REQUIREMENT:
Please find all lines in the data that hold the string "matplotlib" and copy them.

** BEGIN SOURCE DATA **

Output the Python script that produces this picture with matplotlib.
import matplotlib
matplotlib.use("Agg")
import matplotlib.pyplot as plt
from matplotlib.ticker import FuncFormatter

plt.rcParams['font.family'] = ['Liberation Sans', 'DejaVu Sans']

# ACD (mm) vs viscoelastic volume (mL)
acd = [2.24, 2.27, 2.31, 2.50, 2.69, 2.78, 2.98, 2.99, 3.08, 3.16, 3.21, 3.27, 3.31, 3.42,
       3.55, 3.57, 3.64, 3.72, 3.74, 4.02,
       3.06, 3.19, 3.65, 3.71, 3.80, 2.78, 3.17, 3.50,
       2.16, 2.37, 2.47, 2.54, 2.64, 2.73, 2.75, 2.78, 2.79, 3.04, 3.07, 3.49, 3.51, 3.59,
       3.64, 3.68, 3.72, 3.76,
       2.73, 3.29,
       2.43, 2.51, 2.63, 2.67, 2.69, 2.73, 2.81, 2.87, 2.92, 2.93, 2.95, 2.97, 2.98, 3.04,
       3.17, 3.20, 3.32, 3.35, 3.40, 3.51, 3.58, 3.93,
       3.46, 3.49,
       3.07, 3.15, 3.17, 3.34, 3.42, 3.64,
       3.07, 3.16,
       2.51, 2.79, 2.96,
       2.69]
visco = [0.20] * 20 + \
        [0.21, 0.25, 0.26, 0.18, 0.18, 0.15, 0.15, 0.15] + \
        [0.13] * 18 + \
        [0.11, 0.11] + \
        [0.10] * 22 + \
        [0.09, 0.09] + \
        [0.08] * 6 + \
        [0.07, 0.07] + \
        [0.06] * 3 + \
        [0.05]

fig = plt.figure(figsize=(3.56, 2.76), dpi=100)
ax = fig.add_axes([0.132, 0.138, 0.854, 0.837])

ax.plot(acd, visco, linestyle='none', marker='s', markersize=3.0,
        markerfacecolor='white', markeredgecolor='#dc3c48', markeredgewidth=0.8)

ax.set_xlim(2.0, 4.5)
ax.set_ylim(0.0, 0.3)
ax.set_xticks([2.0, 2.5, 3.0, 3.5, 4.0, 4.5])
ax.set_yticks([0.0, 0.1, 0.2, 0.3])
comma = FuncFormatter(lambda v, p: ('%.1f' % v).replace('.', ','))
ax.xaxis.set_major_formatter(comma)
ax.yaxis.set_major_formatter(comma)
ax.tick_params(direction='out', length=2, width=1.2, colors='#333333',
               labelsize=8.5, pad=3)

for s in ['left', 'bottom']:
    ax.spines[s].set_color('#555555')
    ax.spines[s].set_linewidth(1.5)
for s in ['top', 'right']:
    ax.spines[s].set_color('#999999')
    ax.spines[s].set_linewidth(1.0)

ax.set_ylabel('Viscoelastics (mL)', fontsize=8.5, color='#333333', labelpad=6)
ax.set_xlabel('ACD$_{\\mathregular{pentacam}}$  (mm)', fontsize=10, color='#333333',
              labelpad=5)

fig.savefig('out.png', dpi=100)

** END SOURCE DATA **

THE SOLUTION:
Output the Python script that produces this picture with matplotlib.
import matplotlib
matplotlib.use("Agg")
import matplotlib.pyplot as plt
from matplotlib.ticker import FuncFormatter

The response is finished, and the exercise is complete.